A not-so-pleasant communal twist to this identification indicates that two birds might be killed with one stone — the process of building up a supportive middle class also panders to its perceived prejudices by ridiculing and denigrating what the Bharatiya Janata Party sees as the adversary. As a result, there is a much sharper awareness now among urban Hindus of the Muslim presence in their midst. Whispers of motorcyclists without helmets, the alleged proliferation of mosques and shrines or ubiquitous burqas and beards in smart shopping malls are reminders of the warning that the last ten years were a “trailer” for momentous developments.

The ‘Mian’ appellation mocked Sonia Gandhi’s former political secretary, Ahmedbhai Mohammedbhai Patel. So did the ‘shehzada’ tag for Rahul Gandhi and identifying the Muslim League with the Congress. More explicit complaints about the so-called ‘tukde tukde gang’, allegations of belittling the ‘sanatan dharma’ and constant complaints of ‘appeasement’ bring secularism into contempt and stoke the fears that led to Partition.
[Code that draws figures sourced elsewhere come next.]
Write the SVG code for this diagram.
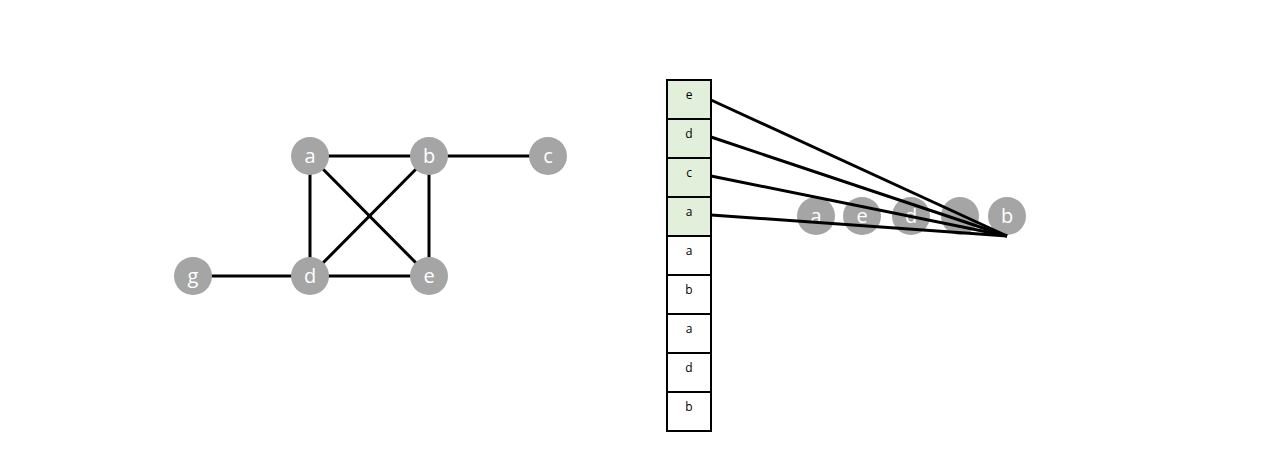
<svg xmlns="http://www.w3.org/2000/svg" width="1280" height="454" viewBox="0 0 1280 454">
<style>
.n{fill:#a5a5a5}
.t{font-family:"Open Sans","Liberation Sans",sans-serif;font-size:20px;fill:#fff;text-anchor:middle}
.e{stroke:#000;stroke-width:3;fill:none}
.c{stroke:#000;stroke-width:2}
.g{fill:#e2efda}
.w{fill:#fff}
.s{font-family:"Open Sans","Liberation Sans",sans-serif;font-size:12px;fill:#000;text-anchor:middle}
</style>
<rect width="1280" height="454" fill="#fff"/>
<g id="connectors">
<line class="e" x1="310" y1="156" x2="429" y2="156"/>
<line class="e" x1="429" y1="156" x2="548" y2="156"/>
<line class="e" x1="310" y1="156" x2="310" y2="276"/>
<line class="e" x1="429" y1="156" x2="429" y2="276"/>
<line class="e" x1="310" y1="156" x2="429" y2="276"/>
<line class="e" x1="429" y1="156" x2="310" y2="276"/>
<line class="e" x1="193" y1="276" x2="310" y2="276"/>
<line class="e" x1="310" y1="276" x2="429" y2="276"/>
</g>
<g id="node-a"><circle class="n" cx="310" cy="156" r="19"/><text class="t" x="310" y="163">a</text></g>
<g id="node-b"><circle class="n" cx="429" cy="156" r="19"/><text class="t" x="429" y="163">b</text></g>
<g id="node-c"><circle class="n" cx="548" cy="156" r="19"/><text class="t" x="548" y="163">c</text></g>
<g id="node-g"><circle class="n" cx="193" cy="276" r="19"/><text class="t" x="193" y="283">g</text></g>
<g id="node-d"><circle class="n" cx="310" cy="276" r="19"/><text class="t" x="310" y="283">d</text></g>
<g id="node-e"><circle class="n" cx="429" cy="276" r="19"/><text class="t" x="429" y="283">e</text></g>
<g id="stack">
<rect class="c g" x="667" y="80" width="44" height="39"/><text class="s" x="689" y="99">e</text>
<rect class="c g" x="667" y="119" width="44" height="39"/><text class="s" x="689" y="138">d</text>
<rect class="c g" x="667" y="158" width="44" height="39"/><text class="s" x="689" y="177">c</text>
<rect class="c g" x="667" y="197" width="44" height="39"/><text class="s" x="689" y="216">a</text>
<rect class="c w" x="667" y="236" width="44" height="39"/><text class="s" x="689" y="255">a</text>
<rect class="c w" x="667" y="275" width="44" height="39"/><text class="s" x="689" y="294">b</text>
<rect class="c w" x="667" y="314" width="44" height="39"/><text class="s" x="689" y="333">a</text>
<rect class="c w" x="667" y="353" width="44" height="39"/><text class="s" x="689" y="372">d</text>
<rect class="c w" x="667" y="392" width="44" height="39"/><text class="s" x="689" y="411">b</text>
</g>
<g id="q-a"><circle class="n" cx="816" cy="216" r="19"/><text class="t" x="816" y="223">a</text></g>
<g id="q-e"><circle class="n" cx="862" cy="216" r="19"/><text class="t" x="862" y="223">e</text></g>
<g id="q-d"><circle class="n" cx="911" cy="216" r="19"/><text class="t" x="911" y="223">d</text></g>
<g id="q-4"><circle class="n" cx="960" cy="216" r="19"/></g>
<g id="q-b"><circle class="n" cx="1007" cy="216" r="19"/><text class="t" x="1007" y="223">b</text></g>
<g id="pointers">
<line class="e" x1="711" y1="100" x2="1007" y2="236"/>
<line class="e" x1="711" y1="137" x2="1007" y2="236"/>
<line class="e" x1="711" y1="176" x2="1007" y2="236"/>
<line class="e" x1="711" y1="215" x2="1007" y2="236"/>
</g>
</svg>
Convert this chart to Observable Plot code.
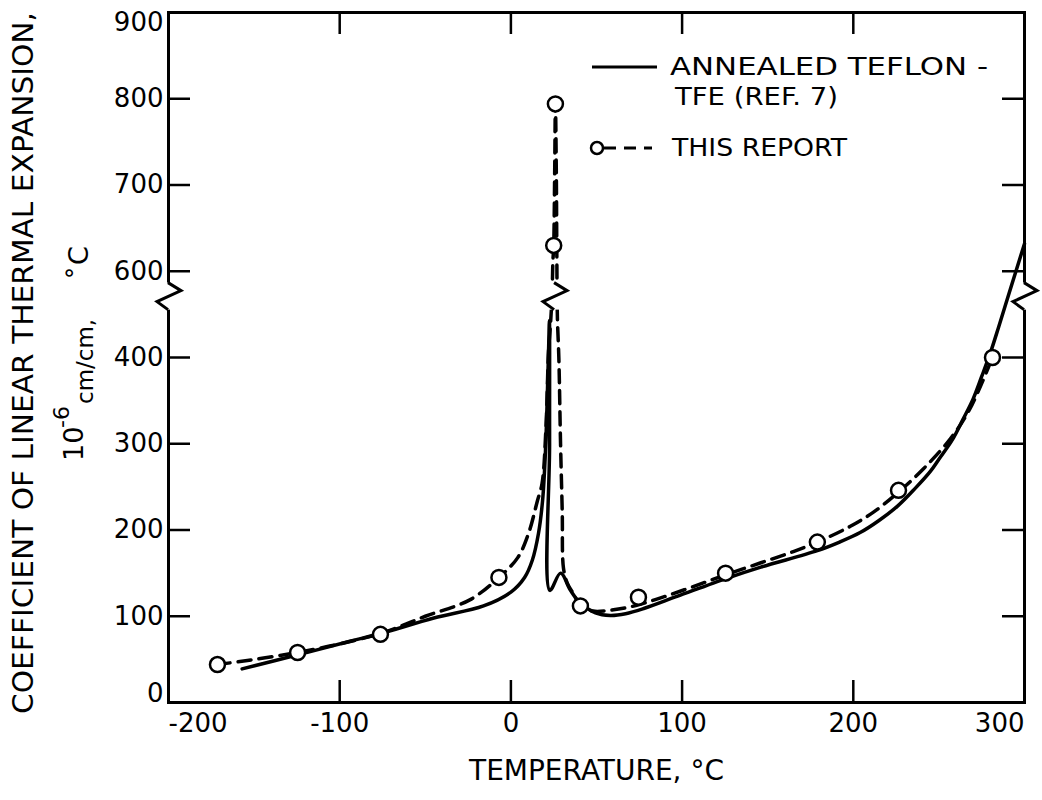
<!DOCTYPE html>
<html>
<head>
<meta charset="utf-8">
<script src="https://cdn.jsdelivr.net/npm/d3@7"></script>
<script src="https://cdn.jsdelivr.net/npm/@observablehq/plot@0.6"></script>
<style>
  html, body { margin: 0; padding: 0; background: #fff; }
  #chart svg { display: block; }
</style>
</head>
<body>
<div id="chart"></div>
<script>
// Coefficient of linear thermal expansion of Teflon TFE vs temperature.
// Temperatures in °C, coefficients in 10^-6 cm/cm/°C.

// Annealed Teflon TFE (Ref. 7) — solid curve
const refTemp = [-157, -125, -94, -76, -45, -16, 0, 8, 12.5, 16.1, 18.5, 20.2, 22, 22.5, 22.6, 22.8,
  29, 34.8, 40.6, 49.4, 58, 67, 77.6, 97, 126, 146, 179, 192, 204, 215, 226, 236, 245, 250, 258,
  264, 270, 275, 280, 285, 290, 295, 300];
const refCoef = [39, 55, 71, 80, 98, 112, 128, 145, 165, 196, 234, 292, 416, 486, 300, 130,
  150, 130, 115, 104, 101, 103, 109, 123, 144, 157, 176, 186, 197, 211, 228, 248, 268, 282, 305,
  328, 352, 378, 410, 472, 536, 600, 632];

// This report — faired curve (dashed)
const reportTemp = [-171.4, -124.6, -76.2, -50, -24, -7, 4, 10.3, 15.5, 18.2, 20.5, 22, 23, 24, 24.5, 25,
  25.6, 26, 26.5, 26.8, 27, 27.2, 28, 29, 30, 30.7, 33, 36.6, 40.6, 48, 58, 70, 87, 106, 125.4,
  146, 165, 179, 198, 212, 226.4, 241, 256.8, 268, 281.3];
const reportCoef = [44, 58, 80, 100, 119, 145, 168, 196, 234, 254, 320, 416, 470, 540, 610, 630,
  720, 794, 720, 630, 540, 486, 400, 300, 220, 156, 138, 126, 112, 106, 107, 111, 121, 134, 148,
  162, 175, 186, 204, 221, 244, 271, 306, 340, 400];

// This report — measured points
const pointTemp = [-171.4, -124.6, -76.2, -7, 25, 26, 40.6, 74.5, 125.4, 179, 226.4, 281.3];
const pointCoef = [44, 58, 79, 145, 630, 794, 112, 122, 150, 186, 246, 400];

// Axis ticks
const xTicks = [-200, -100, 0, 100, 200, 300];
const yTicks = [0, 100, 200, 300, 400, 600, 700, 800, 900];

// Broken value axis: 400–600 is squeezed into half its height
const brk = v => v <= 400 ? v : v >= 600 ? v - 100 : 400 + (v - 400) / 2;
const unbrk = t => t <= 400 ? t : t >= 500 ? t + 100 : 400 + (t - 400) * 2;
const breakAt = 540;         // value where the break symbols are drawn
const curveBreakTemp = 25.5; // temperature of the break symbol on the peak

// Layout
const W = 1042, H = 800, mL = 168, mR = 18, mT = 12, mB = 98;
const innerW = W - mL - mR, innerH = H - mT - mB;
const tickLen = 22;
const font = "DejaVu Sans";

const refRows = refTemp.map((t, i) => ({t, c: refCoef[i]}));
const reportRows = reportTemp.map((t, i) => ({t, c: reportCoef[i]}));
const pointRows = pointTemp.map((t, i) => ({t, c: pointCoef[i]}));

const fmtX = d => d < 0 ? "-" + Math.abs(d) : String(d);
const yT = yTicks.map(brk);
const yInner = yT.slice(1, -1);
const xInner = xTicks.slice(1, -1);

// zigzag break symbol (pixel offsets around its centre)
const zig = [[0, -14], [13, -6], [-11, 5], [0, 13]];
function breakSymbol(g, cx, cy, halfWidth) {
  g.append("rect")
    .attr("x", cx - halfWidth).attr("y", cy - 14)
    .attr("width", 2 * halfWidth).attr("height", 27)
    .attr("fill", "white");
  g.append("path")
    .attr("d", d3.line()(zig.map(([dx, dy]) => [cx + dx, cy + dy])))
    .attr("fill", "none").attr("stroke", "black")
    .attr("stroke-width", 3).attr("stroke-linejoin", "miter");
}

const breaks = (index, scales, values, dims) => {
  const g = d3.create("svg:g");
  const cy = scales.y(brk(breakAt));
  breakSymbol(g, dims.marginLeft, cy, 4);
  breakSymbol(g, dims.width - dims.marginRight, cy, 4);
  breakSymbol(g, scales.x(curveBreakTemp), cy, 12);
  return g.node();
};

const axisText = {tickSize: 0, fontSize: 26, label: null};

const chart = Plot.plot({
  width: W, height: H,
  marginLeft: mL, marginRight: mR, marginTop: mT, marginBottom: mB,
  style: {fontFamily: font, fontSize: "26px", color: "black", background: "white"},
  x: {domain: [-200, 300]},
  y: {domain: [0, 800]},
  marks: [
    Plot.line(refRows, {x: "t", y: d => brk(d.c), stroke: "black", strokeWidth: 3.5, curve: "catmull-rom"}),
    Plot.line(reportRows, {x: "t", y: d => brk(d.c), stroke: "black", strokeWidth: 3.5,
      strokeDasharray: "13,8", curve: "catmull-rom"}),
    Plot.dot(pointRows, {x: "t", y: d => brk(d.c), r: 7.5, stroke: "black", strokeWidth: 2.5, fill: "white"}),
    Plot.frame({stroke: "black", strokeWidth: 3}),
    breaks,
    // inward ticks on all four sides
    Plot.tickY(yInner, {y: d => d, insetRight: innerW - tickLen, strokeWidth: 2.5}),
    Plot.tickY(yInner, {y: d => d, insetLeft: innerW - tickLen, strokeWidth: 2.5}),
    Plot.tickX(xInner, {x: d => d, insetTop: innerH - tickLen, strokeWidth: 2.5}),
    Plot.tickX(xInner, {x: d => d, insetBottom: innerH - tickLen, strokeWidth: 2.5}),
    // tick labels
    Plot.axisY(yT.slice(1, -1), {...axisText, tickPadding: 5, tickFormat: unbrk}),
    Plot.axisY([yT[yT.length - 1]], {...axisText, tickPadding: 5, tickFormat: unbrk, dy: 10}),
    Plot.axisY([yT[0]], {...axisText, tickPadding: 5, tickFormat: unbrk, dy: -9}),
    Plot.axisX(xInner, {...axisText, tickPadding: 11, tickFormat: fmtX}),
    Plot.axisX([xTicks[0]], {...axisText, tickPadding: 11, tickFormat: fmtX, textAnchor: "start"}),
    Plot.axisX([xTicks[xTicks.length - 1]], {...axisText, tickPadding: 11, tickFormat: fmtX, textAnchor: "end"}),
    Plot.text(["TEMPERATURE, °C"], {text: d => d, frameAnchor: "bottom", dy: 77, fontSize: 28})
  ]
});

const svg = d3.select(chart);

// value-axis title (two lines, rotated)
svg.append("text")
  .attr("transform", "translate(33,363) rotate(-90)")
  .attr("text-anchor", "middle")
  .attr("font-size", 29)
  .attr("textLength", 702)
  .attr("lengthAdjust", "spacingAndGlyphs")
  .attr("fill", "black")
  .text("COEFFICIENT OF LINEAR THERMAL EXPANSION,");

const unit = svg.append("text").attr("transform", "rotate(-90)")
  .attr("text-anchor", "start").attr("fill", "black");
unit.append("tspan").attr("x", -461).attr("y", 83).attr("font-size", 27).text("10");
unit.append("tspan").attr("x", -428).attr("y", 69).attr("font-size", 22).text("-6");
unit.append("tspan").attr("x", -404).attr("y", 93).attr("font-size", 23).text("cm/cm,");
unit.append("tspan").attr("x", -279).attr("y", 84).attr("font-size", 24).text("°");
unit.append("tspan").attr("x", -265).attr("y", 88).attr("font-size", 27).text("C");

// legend
const lg = svg.append("g").attr("fill", "black").attr("font-size", 25).attr("text-anchor", "start");
lg.append("line").attr("x1", 592).attr("x2", 657).attr("y1", 67).attr("y2", 67)
  .attr("stroke", "black").attr("stroke-width", 3);
lg.append("text").attr("x", 670).attr("y", 75)
  .attr("textLength", 318).attr("lengthAdjust", "spacingAndGlyphs").text("ANNEALED TEFLON -");
lg.append("text").attr("x", 675).attr("y", 105)
  .attr("textLength", 163).attr("lengthAdjust", "spacingAndGlyphs").text("TFE (REF. 7)");
lg.append("line").attr("x1", 604).attr("x2", 652).attr("y1", 148).attr("y2", 148)
  .attr("stroke", "black").attr("stroke-width", 3).attr("stroke-dasharray", "12,8");
lg.append("circle").attr("cx", 597).attr("cy", 148).attr("r", 6)
  .attr("fill", "white").attr("stroke", "black").attr("stroke-width", 2.5);
lg.append("text").attr("x", 672).attr("y", 156)
  .attr("textLength", 175).attr("lengthAdjust", "spacingAndGlyphs").text("THIS REPORT");

document.getElementById("chart").append(chart);
</script>
</body>
</html>
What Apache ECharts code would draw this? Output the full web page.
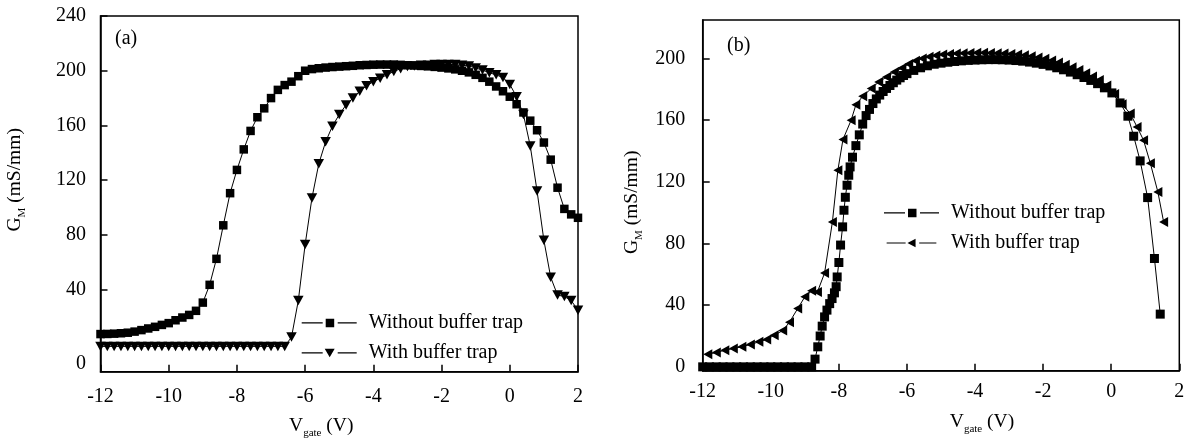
<!DOCTYPE html>
<html>
<head>
<meta charset="utf-8">
<script src="https://cdn.jsdelivr.net/npm/echarts@6/dist/echarts.min.js"></script>
<style>
  body { margin: 0; background: #fff; }
  #chart { width: 1190px; height: 448px; }
</style>
</head>
<body>
<div id="chart"></div>
<script>
// panel (a): gate voltage sweep, 0.2 V step
const xA = [-12, -11.8, -11.6, -11.4, -11.2, -11, -10.8, -10.6, -10.4, -10.2, -10, -9.8, -9.6, -9.4, -9.2, -9, -8.8, -8.6, -8.4, -8.2,
  -8, -7.8, -7.6, -7.4, -7.2, -7, -6.8, -6.6, -6.4, -6.2, -6, -5.8, -5.6, -5.4, -5.2, -5, -4.8, -4.6, -4.4, -4.2,
  -4, -3.8, -3.6, -3.4, -3.2, -3, -2.8, -2.6, -2.4, -2.2, -2, -1.8, -1.6, -1.4, -1.2, -1, -0.8, -0.6, -0.4, -0.2,
  0, 0.2, 0.4, 0.6, 0.8, 1, 1.2, 1.4, 1.6, 1.8, 2];
const withoutA = [7.5, 7.6, 7.8, 8.1, 8.5, 9.3, 10.4, 11.6, 12.8, 14.2, 15.5, 17.6, 19.6, 21.5, 24.5, 30.5, 43.5, 62.5, 87, 110.5,
  127.5, 142.5, 156, 166, 172.5, 180, 186, 189.5, 192, 196, 200, 201.2, 201.8, 202.3, 202.7, 203, 203.3, 203.6, 204, 204.2,
  204.4, 204.5, 204.5, 204.5, 204.3, 204, 203.8, 203.5, 203.2, 202.8, 202.3, 201.7, 201, 200, 198.8, 197, 194.8, 192, 188.5, 185,
  181, 175.5, 169.5, 163.5, 156.5, 147.5, 135, 114.5, 99, 95, 92.5];
const withA = [-1.5, -1.5, -1.5, -1.5, -1.5, -1.5, -1.5, -1.5, -1.5, -1.5, -1.5, -1.5, -1.5, -1.5, -1.5, -1.5, -1.5, -1.5, -1.5, -1.5,
  -1.5, -1.5, -1.5, -1.5, -1.5, -1.5, -1.5, -1.5, 5.3, 32, 73, 107, 132, 148, 159.5, 168, 175, 180, 185, 189,
  192, 194.5, 197, 199.5, 201.5, 203, 203.5, 204, 204, 204.5, 204.5, 204.5, 204.5, 204, 203.5, 202, 200.5, 198.5, 197, 195,
  190, 181, 168, 145, 112, 76, 49, 36, 35, 32, 25];

// panel (b)
const xWithoutB = [-12, -11.8, -11.6, -11.4, -11.2, -11, -10.8, -10.6, -10.4, -10.2, -10, -9.8, -9.6, -9.4, -9.2, -9, -8.8,
  -8.7, -8.62, -8.55, -8.49, -8.42, -8.35, -8.27, -8.2, -8.13, -8.08, -8.05, -8, -7.95, -7.89, -7.85, -7.81, -7.76, -7.71, -7.67,
  -7.6, -7.5, -7.4, -7.3, -7.2, -7.1, -7, -6.9, -6.8, -6.7, -6.6, -6.5, -6.4, -6.3, -6.2, -6.1, -6,
  -5.8, -5.6, -5.4, -5.2, -5, -4.8, -4.6, -4.4, -4.2, -4, -3.8, -3.6, -3.4, -3.2, -3, -2.8, -2.6, -2.4, -2.2, -2,
  -1.8, -1.6, -1.4, -1.2, -1, -0.8, -0.6, -0.4, -0.2, 0.02, 0.26, 0.49, 0.66, 0.85, 1.07, 1.27, 1.44];
const withoutB = [0, 0, 0, 0, 0, 0, 0, 0, 0, 0, 0, 0, 0, 0, 0, 0, 0,
  5, 13, 20, 26.4, 32.4, 36.8, 41, 44.3, 48, 52, 58.3, 67.7, 79, 90.8, 101.6, 110, 117.8, 124.3, 129.7,
  136, 143.5, 150.5, 157.5, 163, 167, 170.8, 173.8, 176.3, 178.6, 180.6, 182.5, 184.3, 186, 187.5, 189, 190.2,
  192.3, 194, 195.3, 196.3, 197, 197.6, 198.1, 198.5, 198.8, 199, 199.2, 199.3, 199.3, 199.2, 199, 198.7, 198.3, 197.7, 197, 196.2,
  195.2, 194, 192.7, 191.2, 189.5, 187.7, 185.8, 183.7, 181, 177.7, 171.2, 162.6, 149.6, 133.6, 109.8, 70.3, 34.2];
const xWithB = [-11.85, -11.6, -11.35, -11.1, -10.85, -10.6, -10.35, -10.12, -9.9, -9.65, -9.45, -9.21, -9, -8.8, -8.63, -8.42,
  -8.19, -8.03, -7.88, -7.64, -7.5, -7.3, -7.05, -6.83, -6.6, -6.37, -6.15, -5.95, -5.75, -5.55, -5.35, -5.15, -4.95, -4.75,
  -4.55, -4.35, -4.15, -3.95, -3.75, -3.55, -3.35, -3.15, -2.95, -2.75, -2.55, -2.35, -2.15, -1.95, -1.75, -1.55, -1.35,
  -1.15, -0.95, -0.75, -0.55, -0.35, -0.13, 0.1, 0.32, 0.56, 0.76, 0.95, 1.15, 1.37, 1.54];
const withB = [8.2, 9.3, 10.8, 11.9, 13, 14.5, 16.2, 17.8, 20.5, 23.5, 29, 37.8, 45.4, 49.3, 48.6, 60.8,
  94, 127.5, 147.5, 160, 170, 175.5, 180.5, 184.8, 188, 191.3, 193.8, 196.5, 198.6, 200.1, 201.2, 202, 202.6, 203,
  203.3, 203.5, 203.6, 203.7, 203.7, 203.6, 203.5, 203.3, 203, 202.6, 202.1, 201.5, 200.7, 199.8, 198.7, 197.5, 196,
  194.3, 192.5, 190.5, 188.3, 186, 182.5, 177, 170.4, 164.3, 155.6, 147, 132, 113.5, 94];

const yTicksA = [40, 80, 120, 160, 200, 240];
const yZeroA = -14; // in (a) the "0" label is printed near the bottom frame
const yTicksB = [0, 40, 80, 120, 160, 200];

const serif = "'Liberation Serif', 'Times New Roman', serif";
const black = "#000";
const fs = 20;

// legend glyphs: dash, marker, dash
const iconSquare = "path://M0,3.6h21v1.2h-21z M24,0h8.5v8.5h-8.5z M36,3.6h19v1.2h-19z";
const iconDown = "path://M0,3.6h21v1.2h-21z M23,0h10l-5,8.5z M36,3.6h19v1.2h-19z";
const iconLeft = "path://M0,3.6h21v1.2h-21z M23,4.2l9,-4.7v9.4z M36,3.6h19v1.2h-19z";

function pairs(xs, ys) {
  return xs.map((x, i) => [x, ys[i]]);
}

const nameRich = {
  m: { fontFamily: serif, fontSize: 19.5, color: black, lineHeight: 20, verticalAlign: "top" },
  s: { fontFamily: serif, fontSize: 11, color: black, lineHeight: 11, verticalAlign: "top", padding: [12, 0, 0, 0] },
};

function xAxisOf(grid, gap, shift) {
  return {
    gridIndex: grid,
    type: "value",
    min: -12,
    max: 2,
    interval: 2,
    name: "{m|V}{s|gate}{m| (V)}",
    nameLocation: "middle",
    nameGap: gap,
    nameTextStyle: { rich: nameRich, padding: shift },
    axisLine: { onZero: false, lineStyle: { color: black, width: 1.5 } },
    axisTick: { inside: true, length: 7, lineStyle: { color: black, width: 1.5 } },
    axisLabel: { color: black, fontFamily: serif, fontSize: fs, margin: grid === 0 ? 15 : 11 },
    splitLine: { show: false },
  };
}

function yAxisOf(grid, min, max, labels, ticks, gap, shift, margin, fmt) {
  return {
    gridIndex: grid,
    type: "value",
    min: min,
    max: max,
    name: "{m|G}{s|M}{m| (mS/mm)}",
    nameLocation: "middle",
    nameGap: gap,
    nameTextStyle: { rich: nameRich, padding: shift },
    axisLine: { onZero: false, lineStyle: { color: black, width: 1.5 } },
    axisTick: { inside: true, length: 7, customValues: ticks, lineStyle: { color: black, width: 1.5 } },
    axisLabel: { color: black, fontFamily: serif, fontSize: fs, margin: margin, customValues: labels, formatter: fmt },
    splitLine: { show: false },
  };
}

function legendOf(left, top, icons) {
  return {
    left: left,
    top: top,
    orient: "vertical",
    padding: 0,
    itemWidth: 55,
    itemHeight: 8.5,
    itemGap: 10,
    selectedMode: false,
    textStyle: { fontFamily: serif, fontSize: fs, color: black, padding: [0, 0, 0, 7] },
    data: [
      { name: "Without buffer trap", icon: icons[0] },
      { name: "With buffer trap", icon: icons[1] },
    ],
  };
}

function lineOf(name, grid, data, symbol, size) {
  return {
    name: name,
    type: "line",
    xAxisIndex: grid,
    yAxisIndex: grid,
    data: data,
    symbol: symbol,
    symbolSize: size,
    showAllSymbol: true,
    lineStyle: { color: black, width: 1 },
    itemStyle: { color: black },
    emphasis: { disabled: true },
  };
}

const chart = echarts.init(document.getElementById("chart"));
chart.setOption({
  animation: false,
  backgroundColor: "#fff",
  title: [
    { text: "(a)", left: 115, top: 29, padding: 0, textStyle: { fontFamily: serif, fontSize: fs, fontWeight: "normal", color: black } },
    { text: "(b)", left: 727, top: 36, padding: 0, textStyle: { fontFamily: serif, fontSize: fs, fontWeight: "normal", color: black } },
  ],
  grid: [
    { left: 100.5, top: 16, width: 477.5, height: 355.7, show: true, borderColor: black, borderWidth: 1.5 },
    { left: 702.7, top: 20, width: 476.6, height: 350.7, show: true, borderColor: black, borderWidth: 1.5 },
  ],
  xAxis: [xAxisOf(0, 44, [0, 36, 0, 0]), xAxisOf(1, 41, [0, 0, 0, 82])],
  yAxis: [
    yAxisOf(0, -20, 240, [yZeroA].concat(yTicksA), yTicksA, 76, [0, 0, 0, 28], 14.5,
      (v) => (v === yZeroA ? "0" : String(v))),
    yAxisOf(1, -2.5, 225, yTicksB, yTicksB, 61, [0, 14, 0, 0], 17.5, (v) => String(v)),
  ],
  legend: [
    legendOf(301.7, 313, [iconSquare, iconDown]),
    legendOf(884, 203, [iconSquare, iconLeft]),
  ],
  series: [
    lineOf("Without buffer trap", 0, pairs(xA, withoutA), "rect", 8.5),
    lineOf("With buffer trap", 0, pairs(xA, withA), "path://M0,0L10,0L5,9Z", [10.5, 9.5]),
    lineOf("Without buffer trap", 1, pairs(xWithoutB, withoutB), "rect", 9),
    lineOf("With buffer trap", 1, pairs(xWithB, withB), "path://M9,0L9,10L0,5Z", [9, 10]),
  ],
});
</script>
</body>
</html>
Such jibes take no note of the fact that Muslims comprise nearly 11% of the population. Whether all Hindus like them or not, whether or not some Muslims are illegal immigrants, and however irksome some Hindus might find certain Muslim customs and practices, the reality is that Asaduddin Owaisi and Yogi Adityanath are both as much a part of the Indian scene as the surf of two seas that pound the Malaysian sands. A modus vivendi is essential to avoid a repetition of 1947.